Chapter Twenty-seven: The Veil of the Waterfall
Summary
- The protagonist and Shannon discuss the significance of the screams heard in a video related to the disappearance of the protagonist's father.
- The protagonist initially believes that the screams have no connection to their father's absence or Eugene's emotional breakdown from earlier footage.
- A concept from cognitive psychology featuring Type I errors (false positives) is introduced, suggesting humans often see connections and patterns where none exist.
- The protagonist imagines a scenario involving their father and Eugene (the protagonist's sibling), proposing an accident occurred after an argument between the two.

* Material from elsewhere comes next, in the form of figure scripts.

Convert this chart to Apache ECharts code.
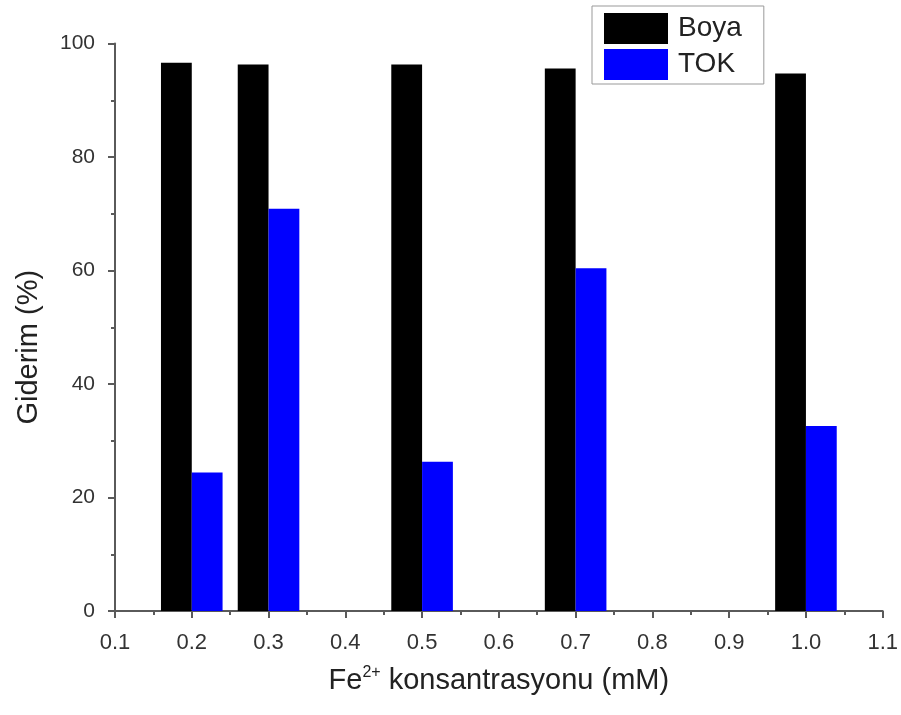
<!DOCTYPE html>
<html>
<head>
<meta charset="utf-8">
<title>Giderim</title>
<script src="https://cdn.jsdelivr.net/npm/echarts@6/dist/echarts.min.js"></script>
<style>
  html, body { margin: 0; padding: 0; background: #ffffff; }
  #chart { width: 901px; height: 715px; }
</style>
</head>
<body>
<div id="chart"></div>
<script>
// Fe2+ concentrations (mM)
const concentrations = [0.2, 0.3, 0.5, 0.7, 1.0];
// Removal (%) for dye and TOC
const boyaValues = [96.6, 96.3, 96.3, 95.6, 94.7];
const tokValues = [24.4, 70.9, 26.3, 60.4, 32.6];
const seriesNames = ['Boya', 'TOK'];

const axisColor = '#5a5a5a';
const labelColor = '#333';
const font = 'Liberation Sans, Arial, sans-serif';

const chart = echarts.init(document.getElementById('chart'), null, { renderer: 'canvas' });

chart.setOption({
  backgroundColor: '#ffffff',
  animation: false,
  grid: { left: 115, right: 16, top: 43.5, bottom: 104 },
  legend: {
    orient: 'vertical',
    left: 592,
    top: 6,
    padding: [7, 22, 4, 12],
    itemWidth: 64,
    itemHeight: 31,
    itemGap: 5,
    borderColor: '#999',
    borderWidth: 1,
    borderRadius: 0,
    icon: 'rect',
    textStyle: { fontFamily: font, fontSize: 28, color: '#222', padding: [0, 0, 0, 5] },
    data: seriesNames
  },
  xAxis: {
    type: 'value',
    min: 0.1,
    max: 1.1,
    interval: 0.1,
    name: '{a|Fe}{sup|2+}{a| konsantrasyonu (mM)}',
    nameLocation: 'middle',
    nameGap: 54,
    nameTextStyle: {
      rich: {
        a: { fontFamily: font, fontSize: 29, color: '#222' },
        sup: { fontFamily: font, fontSize: 16, color: '#222', padding: [0, 0, 15, 0] }
      }
    },
    axisLine: { show: true, lineStyle: { color: axisColor, width: 2 } },
    axisTick: { show: true, inside: false, length: 7, lineStyle: { color: axisColor, width: 2 } },
    minorTick: { show: true, splitNumber: 2, length: 4, lineStyle: { color: axisColor, width: 2 } },
    axisLabel: {
      fontFamily: font, fontSize: 22, color: labelColor, margin: 21,
      formatter: v => v.toFixed(1)
    },
    splitLine: { show: false }
  },
  yAxis: {
    type: 'value',
    min: 0,
    max: 100,
    interval: 20,
    name: 'Giderim (%)',
    nameLocation: 'middle',
    nameGap: 72,
    nameTextStyle: { fontFamily: font, fontSize: 29, color: '#222', padding: [0, 40, 0, 0] },
    axisLine: { show: true, lineStyle: { color: axisColor, width: 2 } },
    axisTick: { show: true, inside: false, length: 7, lineStyle: { color: axisColor, width: 2 } },
    minorTick: { show: true, splitNumber: 2, length: 4, lineStyle: { color: axisColor, width: 2 } },
    axisLabel: { fontFamily: font, fontSize: 21, color: labelColor, margin: 20 },
    splitLine: { show: false }
  },
  series: [
    {
      name: seriesNames[0],
      type: 'bar',
      barWidth: 30.8,
      barGap: '0%',
      itemStyle: { color: '#000000' },
      data: concentrations.map((c, i) => [c, boyaValues[i]])
    },
    {
      name: seriesNames[1],
      type: 'bar',
      barWidth: 30.8,
      barGap: '0%',
      itemStyle: { color: '#0000ff' },
      data: concentrations.map((c, i) => [c, tokValues[i]])
    }
  ]
});
</script>
</body>
</html>
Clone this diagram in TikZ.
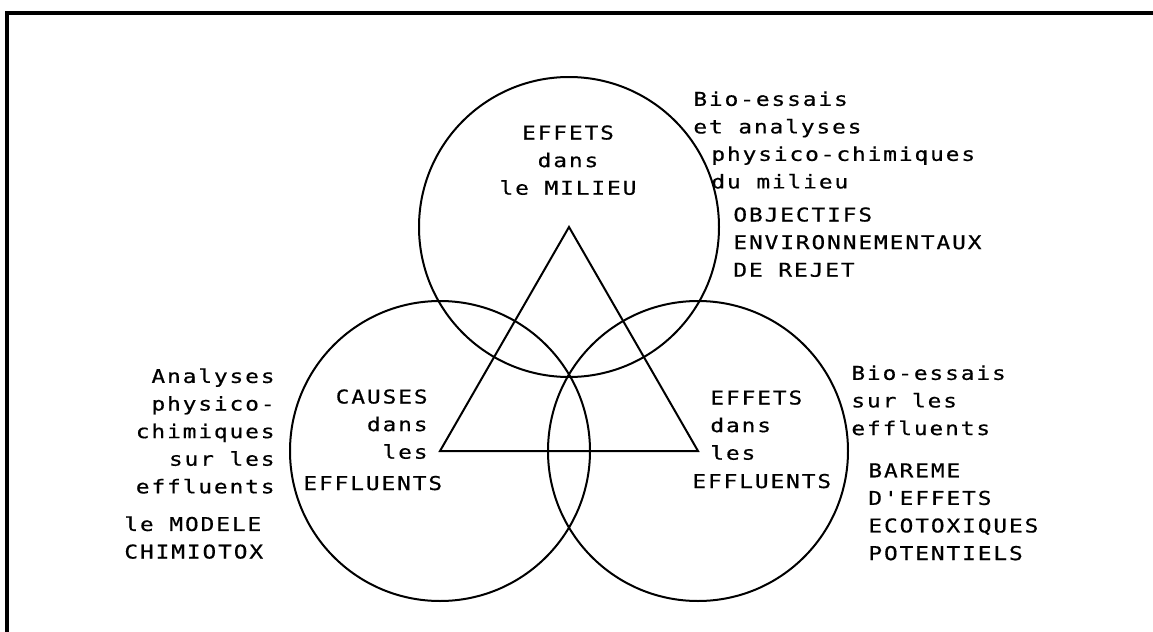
\documentclass[tikz,border=0pt]{standalone}
\usepackage{fontspec}
\setmonofont[FakeStretch=1.2, LetterSpace=10, FakeBold=0.6]{DejaVu Sans Mono}
\usepackage{tikz}
\usetikzlibrary{positioning}

\begin{document}
\begin{tikzpicture}[
				x=0.5pt, y=-0.5pt,
				lbl/.style={inner sep=0pt, font=\ttfamily\fontsize{9.5}{13.8}\selectfont},
				ring/.style={draw, line width=1pt},
				frame/.style={line width=1.75pt}
			]
			\useasboundingbox (0,0) rectangle (1153,632);

			% Frame (only top and left edges are visible)
			\draw[frame] (7,632) -- (7,13) -- (1153,13);

			% Circle centres, also the corners of the triangle
			\coordinate (milieu) at (569,227);
			\coordinate (causes) at (440,451);
			\coordinate (effets) at (698,451);

			\draw[ring] (milieu) circle[radius=75pt];
			\draw[ring] (causes) circle[radius=75pt];
			\draw[ring] (effets) circle[radius=75pt];
			\draw[ring] (milieu) -- (causes) -- (effets) -- cycle;

			% Inside the circles
			\node[lbl, align=center, anchor=north] (mil) at (568,125) {EFFETS\\dans\\le MILIEU};
			\node[lbl, align=right, anchor=north east] (cau) at (428,389) {CAUSES\\dans\\les};
			\node[lbl, anchor=base west] (efl) at (303,490) {EFFLUENTS};
			\node[lbl, align=left, anchor=north west] (eff) at (710,390) {EFFETS\\dans\\les};
			\node[lbl, anchor=base west] (efr) at (692,488) {EFFLUENTS};

			% Top right
			\node[lbl, align=left, anchor=north west] (biomil) at (693,91) {Bio-essais\\et analyses};
			\node[lbl, align=left, anchor=north west] (phymil) at (711,146) {physico-chimiques\\du milieu};
			\node[lbl, align=left, anchor=north west] (obj) at (733,207) {OBJECTIFS\\ENVIRONNEMENTAUX\\DE REJET};

			% Left
			\node[lbl, align=right, anchor=north east] (chim) at (275,368) {Analyses\\physico-\\chimiques\\sur les\\effluents};
			\node[lbl, align=left, anchor=north west] (mod) at (124,516) {le MODELE\\CHIMIOTOX};

			% Right
			\node[lbl, align=left, anchor=north west] (bioeff) at (851,365) {Bio-essais\\sur les\\effluents};
			\node[lbl, align=left, anchor=north west] (bar) at (868,463) {BAREME\\D'EFFETS\\ECOTOXIQUES\\POTENTIELS};

		\end{tikzpicture}
\end{document}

- This imagined scenario aligns with the police's perspective and human inclination towards creating narratives, but the protagonist considers alternative explanations for their father's disappearance.
- The protagonist challenges the idea that all events must be causally linked, suggesting sometimes coincidences are just that and not part of a larger narrative.
- Shannon, however, insists they need a plausible story that covers all evidence and exonerates Eugene to be acceptable in the legal context.
- The protagonist reflects on personal unease with unsolved mysteries, drawing from various media, and worries that their father's case may never be resolved.
- Late at night, after working on various tasks related to their father's case, the protagonist, alongside family members, converges in the family room, leading to a moment of rest and bonding.
- A quiet reflection with John brings up a past incident in Seoul, which parallels their current concern for Eugene being potentially harmful without intending to.
- Amidst a storm and with Eugene asleep on the protagonist's lap, they and John construct a scenario where their father might have died saving Eugene from falling off a cliff during a confrontation with other people.
- The constructed narrative fits the evidence and exonerates Eugene, aligning with the story Shannon suggested they needed for legal defense.
- Vic, who wakes up during the storytelling, affirms the plausibility of this narrative, inadvertently bolstering the protagonist's guilt and doubts about speaking the scenario into existence.
- The notes discuss how humans create narratives even from random images and mention another book in the context of unsolved mysteries, relating it to the protagonist's parents.
- One note humorously discusses the phenomenon of loosening jar lids and is metaphorically connected to the process of finding the password to the father's files.